Exercise: Reproduce each line that includes the word "with".

Dataset extract:
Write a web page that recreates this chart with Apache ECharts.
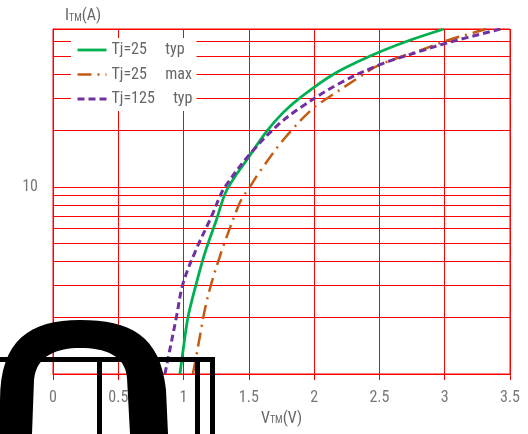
--
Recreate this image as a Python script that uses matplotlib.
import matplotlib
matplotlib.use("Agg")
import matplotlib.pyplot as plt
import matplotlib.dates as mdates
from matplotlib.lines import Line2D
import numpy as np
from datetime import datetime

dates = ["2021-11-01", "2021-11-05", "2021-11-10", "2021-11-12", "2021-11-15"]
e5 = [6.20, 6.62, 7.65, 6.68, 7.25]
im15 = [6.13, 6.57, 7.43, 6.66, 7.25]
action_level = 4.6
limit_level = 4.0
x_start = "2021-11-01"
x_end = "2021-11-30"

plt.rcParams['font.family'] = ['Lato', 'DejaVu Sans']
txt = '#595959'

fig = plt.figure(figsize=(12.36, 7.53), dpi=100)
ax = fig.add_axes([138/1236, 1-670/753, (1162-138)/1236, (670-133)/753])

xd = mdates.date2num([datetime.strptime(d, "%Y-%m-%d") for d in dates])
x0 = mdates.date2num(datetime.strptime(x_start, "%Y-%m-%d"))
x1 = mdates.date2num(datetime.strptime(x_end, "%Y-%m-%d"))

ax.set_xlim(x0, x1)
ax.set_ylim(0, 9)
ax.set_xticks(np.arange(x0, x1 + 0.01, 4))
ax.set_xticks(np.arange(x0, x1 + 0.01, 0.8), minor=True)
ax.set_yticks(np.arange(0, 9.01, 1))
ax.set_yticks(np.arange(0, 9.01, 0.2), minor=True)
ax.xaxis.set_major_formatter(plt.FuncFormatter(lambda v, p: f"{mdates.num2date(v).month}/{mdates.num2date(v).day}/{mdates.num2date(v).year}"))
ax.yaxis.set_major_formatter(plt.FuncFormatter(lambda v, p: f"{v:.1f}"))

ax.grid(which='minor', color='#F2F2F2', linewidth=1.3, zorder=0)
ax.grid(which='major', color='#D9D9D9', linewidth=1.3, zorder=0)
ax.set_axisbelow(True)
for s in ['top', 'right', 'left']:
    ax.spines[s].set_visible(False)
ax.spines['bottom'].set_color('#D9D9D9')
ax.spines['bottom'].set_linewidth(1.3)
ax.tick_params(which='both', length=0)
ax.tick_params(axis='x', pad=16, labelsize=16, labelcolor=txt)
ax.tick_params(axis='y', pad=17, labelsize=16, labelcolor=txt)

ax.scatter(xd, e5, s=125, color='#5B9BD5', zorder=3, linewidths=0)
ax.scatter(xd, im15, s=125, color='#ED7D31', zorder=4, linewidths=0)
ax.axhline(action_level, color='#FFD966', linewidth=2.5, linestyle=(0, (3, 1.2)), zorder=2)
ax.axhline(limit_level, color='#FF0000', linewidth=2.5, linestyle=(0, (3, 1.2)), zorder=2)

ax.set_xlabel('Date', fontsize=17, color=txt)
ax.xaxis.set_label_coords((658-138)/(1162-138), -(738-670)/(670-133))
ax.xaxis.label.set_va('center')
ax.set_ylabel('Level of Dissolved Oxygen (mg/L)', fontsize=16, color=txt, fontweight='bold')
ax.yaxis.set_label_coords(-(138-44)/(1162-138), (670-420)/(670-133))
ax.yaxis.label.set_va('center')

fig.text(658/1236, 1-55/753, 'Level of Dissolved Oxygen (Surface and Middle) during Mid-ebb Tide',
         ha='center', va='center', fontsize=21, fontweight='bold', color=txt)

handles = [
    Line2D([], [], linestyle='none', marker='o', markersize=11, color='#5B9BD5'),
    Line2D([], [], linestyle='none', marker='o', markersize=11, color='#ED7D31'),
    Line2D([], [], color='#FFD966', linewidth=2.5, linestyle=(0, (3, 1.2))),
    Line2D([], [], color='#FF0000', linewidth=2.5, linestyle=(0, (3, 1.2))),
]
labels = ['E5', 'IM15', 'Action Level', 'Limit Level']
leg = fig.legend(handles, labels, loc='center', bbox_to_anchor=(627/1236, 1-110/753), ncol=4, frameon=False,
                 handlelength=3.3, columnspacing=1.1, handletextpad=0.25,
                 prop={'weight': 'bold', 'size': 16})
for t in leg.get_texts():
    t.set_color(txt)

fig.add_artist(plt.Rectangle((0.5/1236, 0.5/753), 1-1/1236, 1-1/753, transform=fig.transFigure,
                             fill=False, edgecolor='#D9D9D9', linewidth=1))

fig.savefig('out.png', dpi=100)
---
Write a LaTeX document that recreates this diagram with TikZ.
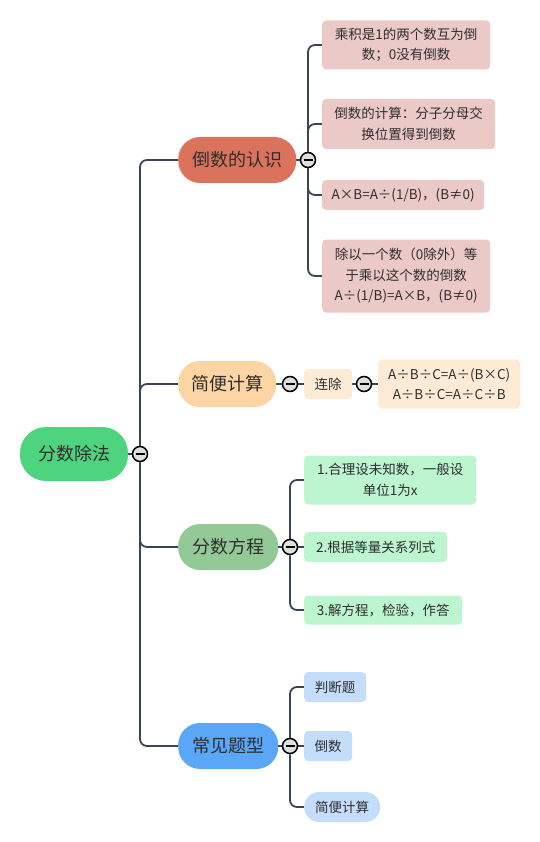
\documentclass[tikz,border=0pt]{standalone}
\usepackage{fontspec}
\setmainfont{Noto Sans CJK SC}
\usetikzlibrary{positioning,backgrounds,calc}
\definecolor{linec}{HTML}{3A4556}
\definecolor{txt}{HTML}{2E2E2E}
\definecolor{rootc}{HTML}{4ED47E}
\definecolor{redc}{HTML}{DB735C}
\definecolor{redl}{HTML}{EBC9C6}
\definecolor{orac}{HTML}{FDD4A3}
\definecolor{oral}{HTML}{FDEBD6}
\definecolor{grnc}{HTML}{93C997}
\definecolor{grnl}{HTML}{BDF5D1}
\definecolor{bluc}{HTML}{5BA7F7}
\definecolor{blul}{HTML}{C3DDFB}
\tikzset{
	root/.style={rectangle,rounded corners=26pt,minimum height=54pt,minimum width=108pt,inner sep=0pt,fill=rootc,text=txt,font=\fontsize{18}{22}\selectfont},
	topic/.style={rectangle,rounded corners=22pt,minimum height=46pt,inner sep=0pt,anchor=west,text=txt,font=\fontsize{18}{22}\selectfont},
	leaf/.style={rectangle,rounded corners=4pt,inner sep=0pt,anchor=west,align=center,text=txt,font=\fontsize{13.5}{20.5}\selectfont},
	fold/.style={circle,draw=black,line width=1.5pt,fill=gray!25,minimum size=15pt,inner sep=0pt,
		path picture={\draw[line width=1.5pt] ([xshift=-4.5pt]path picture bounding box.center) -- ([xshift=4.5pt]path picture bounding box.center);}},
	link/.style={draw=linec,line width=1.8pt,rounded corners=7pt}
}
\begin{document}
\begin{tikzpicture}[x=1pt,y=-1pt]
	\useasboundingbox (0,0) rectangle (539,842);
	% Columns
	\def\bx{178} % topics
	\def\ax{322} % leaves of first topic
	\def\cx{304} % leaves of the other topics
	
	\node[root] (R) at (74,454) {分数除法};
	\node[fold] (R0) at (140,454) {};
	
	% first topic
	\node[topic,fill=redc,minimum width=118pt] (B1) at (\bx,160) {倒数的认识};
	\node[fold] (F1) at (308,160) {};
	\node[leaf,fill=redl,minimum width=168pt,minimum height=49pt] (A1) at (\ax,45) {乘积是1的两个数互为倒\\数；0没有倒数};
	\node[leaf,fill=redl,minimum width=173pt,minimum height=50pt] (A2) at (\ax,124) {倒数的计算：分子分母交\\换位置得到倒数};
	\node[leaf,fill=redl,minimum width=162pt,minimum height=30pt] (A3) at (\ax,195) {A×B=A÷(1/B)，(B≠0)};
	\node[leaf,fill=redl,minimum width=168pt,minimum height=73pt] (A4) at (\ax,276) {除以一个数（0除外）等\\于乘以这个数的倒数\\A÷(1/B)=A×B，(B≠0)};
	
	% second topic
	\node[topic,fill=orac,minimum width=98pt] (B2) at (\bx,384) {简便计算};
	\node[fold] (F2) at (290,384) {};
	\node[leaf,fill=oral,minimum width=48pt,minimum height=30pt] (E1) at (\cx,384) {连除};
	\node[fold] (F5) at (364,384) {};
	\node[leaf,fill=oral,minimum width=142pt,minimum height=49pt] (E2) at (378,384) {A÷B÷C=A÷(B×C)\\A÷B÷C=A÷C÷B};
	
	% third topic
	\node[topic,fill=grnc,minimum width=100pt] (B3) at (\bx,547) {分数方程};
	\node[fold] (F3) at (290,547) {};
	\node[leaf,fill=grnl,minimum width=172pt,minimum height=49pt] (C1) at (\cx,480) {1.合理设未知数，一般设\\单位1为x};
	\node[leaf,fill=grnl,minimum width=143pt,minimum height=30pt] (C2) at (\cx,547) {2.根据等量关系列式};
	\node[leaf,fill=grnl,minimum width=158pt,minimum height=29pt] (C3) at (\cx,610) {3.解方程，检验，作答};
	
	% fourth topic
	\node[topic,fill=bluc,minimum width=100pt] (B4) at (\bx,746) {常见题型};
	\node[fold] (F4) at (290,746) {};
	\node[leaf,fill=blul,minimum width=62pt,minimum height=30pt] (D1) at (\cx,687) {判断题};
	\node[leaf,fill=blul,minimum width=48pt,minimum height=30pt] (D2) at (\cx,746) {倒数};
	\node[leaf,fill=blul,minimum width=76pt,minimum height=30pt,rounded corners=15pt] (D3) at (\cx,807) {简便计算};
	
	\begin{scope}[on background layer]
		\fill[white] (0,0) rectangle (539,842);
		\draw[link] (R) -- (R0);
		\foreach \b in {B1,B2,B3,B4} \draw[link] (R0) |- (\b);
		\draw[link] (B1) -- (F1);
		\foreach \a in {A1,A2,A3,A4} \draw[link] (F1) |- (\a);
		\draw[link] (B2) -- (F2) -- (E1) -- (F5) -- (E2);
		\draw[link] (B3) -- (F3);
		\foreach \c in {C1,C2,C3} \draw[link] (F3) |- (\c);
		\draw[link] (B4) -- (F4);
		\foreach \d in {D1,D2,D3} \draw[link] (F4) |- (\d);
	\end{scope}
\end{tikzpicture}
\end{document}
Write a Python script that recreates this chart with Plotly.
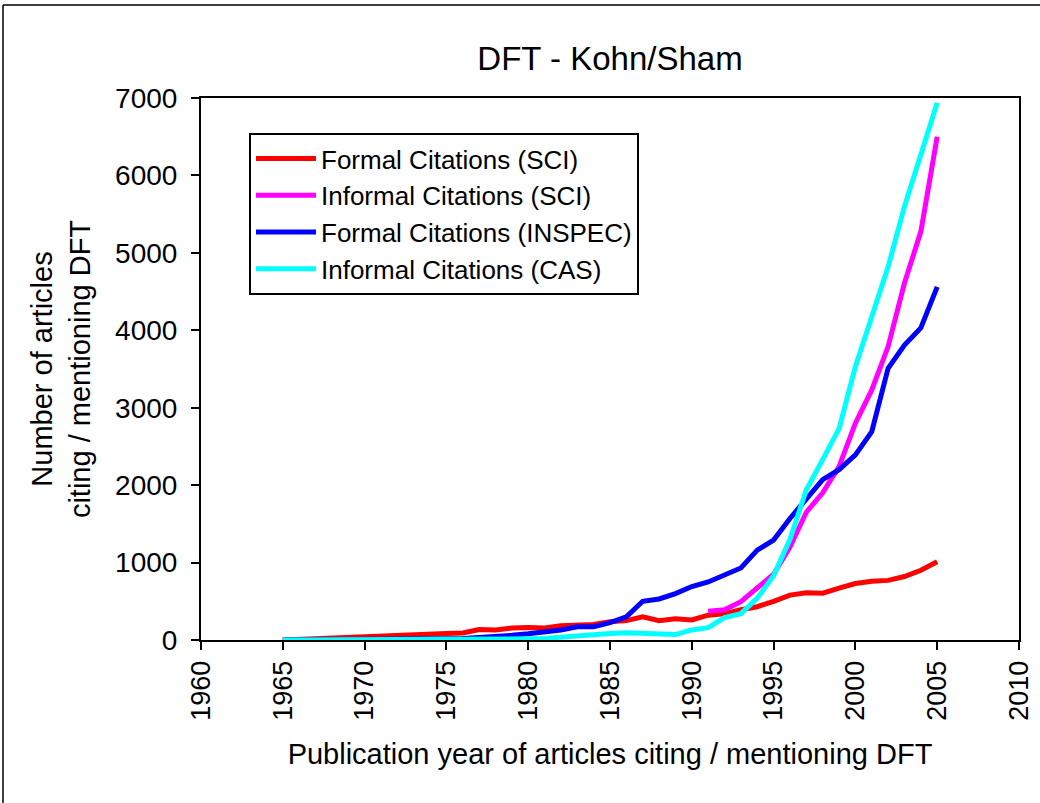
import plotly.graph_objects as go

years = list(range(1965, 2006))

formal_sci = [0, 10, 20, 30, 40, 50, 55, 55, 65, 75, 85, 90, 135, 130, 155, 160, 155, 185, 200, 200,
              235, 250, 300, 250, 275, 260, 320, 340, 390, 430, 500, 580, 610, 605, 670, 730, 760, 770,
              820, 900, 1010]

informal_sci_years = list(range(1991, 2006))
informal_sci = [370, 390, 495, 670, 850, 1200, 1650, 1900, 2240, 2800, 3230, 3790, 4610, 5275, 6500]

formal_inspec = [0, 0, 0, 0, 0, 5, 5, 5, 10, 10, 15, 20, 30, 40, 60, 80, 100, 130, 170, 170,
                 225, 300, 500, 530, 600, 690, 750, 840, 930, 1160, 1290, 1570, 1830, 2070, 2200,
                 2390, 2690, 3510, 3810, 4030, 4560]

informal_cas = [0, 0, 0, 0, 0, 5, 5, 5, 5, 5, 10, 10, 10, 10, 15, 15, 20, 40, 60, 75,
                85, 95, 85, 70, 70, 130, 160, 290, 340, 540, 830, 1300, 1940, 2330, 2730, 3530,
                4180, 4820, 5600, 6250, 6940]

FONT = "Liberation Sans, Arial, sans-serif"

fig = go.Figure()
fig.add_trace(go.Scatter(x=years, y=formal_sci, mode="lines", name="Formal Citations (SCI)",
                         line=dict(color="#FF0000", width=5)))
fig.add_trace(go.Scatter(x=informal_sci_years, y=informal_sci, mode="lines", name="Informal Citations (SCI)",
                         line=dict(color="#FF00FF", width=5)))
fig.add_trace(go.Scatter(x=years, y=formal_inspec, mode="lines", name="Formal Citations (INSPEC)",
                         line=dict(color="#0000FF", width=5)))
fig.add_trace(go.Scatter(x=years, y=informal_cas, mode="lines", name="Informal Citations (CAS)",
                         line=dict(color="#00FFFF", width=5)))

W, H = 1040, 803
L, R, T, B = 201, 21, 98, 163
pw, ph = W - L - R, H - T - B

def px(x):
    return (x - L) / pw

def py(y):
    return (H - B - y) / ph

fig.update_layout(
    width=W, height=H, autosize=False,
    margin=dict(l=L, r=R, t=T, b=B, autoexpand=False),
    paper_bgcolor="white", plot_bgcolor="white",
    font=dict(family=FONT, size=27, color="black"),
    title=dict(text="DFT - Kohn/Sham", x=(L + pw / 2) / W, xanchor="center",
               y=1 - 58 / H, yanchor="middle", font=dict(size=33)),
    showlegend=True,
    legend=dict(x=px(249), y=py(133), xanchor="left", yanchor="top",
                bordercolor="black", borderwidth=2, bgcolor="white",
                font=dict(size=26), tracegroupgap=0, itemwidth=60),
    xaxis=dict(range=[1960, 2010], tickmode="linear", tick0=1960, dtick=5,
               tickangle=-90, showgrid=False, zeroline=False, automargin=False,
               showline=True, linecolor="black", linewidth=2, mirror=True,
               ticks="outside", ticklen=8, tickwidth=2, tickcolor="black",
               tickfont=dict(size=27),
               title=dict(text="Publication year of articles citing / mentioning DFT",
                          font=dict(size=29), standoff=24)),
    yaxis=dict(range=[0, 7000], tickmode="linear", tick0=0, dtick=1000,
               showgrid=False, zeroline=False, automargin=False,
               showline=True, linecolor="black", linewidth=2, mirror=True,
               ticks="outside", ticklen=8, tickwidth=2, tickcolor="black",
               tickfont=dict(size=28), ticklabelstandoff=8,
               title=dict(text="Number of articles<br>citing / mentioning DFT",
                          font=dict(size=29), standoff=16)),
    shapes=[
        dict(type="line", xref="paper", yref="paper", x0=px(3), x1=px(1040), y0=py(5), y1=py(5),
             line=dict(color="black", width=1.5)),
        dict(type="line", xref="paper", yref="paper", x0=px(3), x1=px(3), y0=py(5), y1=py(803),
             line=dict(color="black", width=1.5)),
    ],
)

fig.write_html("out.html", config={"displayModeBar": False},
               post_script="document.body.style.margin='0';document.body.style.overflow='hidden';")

The reply:
Write a web page that recreates this chart with Apache ECharts.
Write a LaTeX document that recreates this diagram with TikZ.
Write a Python script that recreates this chart with Plotly.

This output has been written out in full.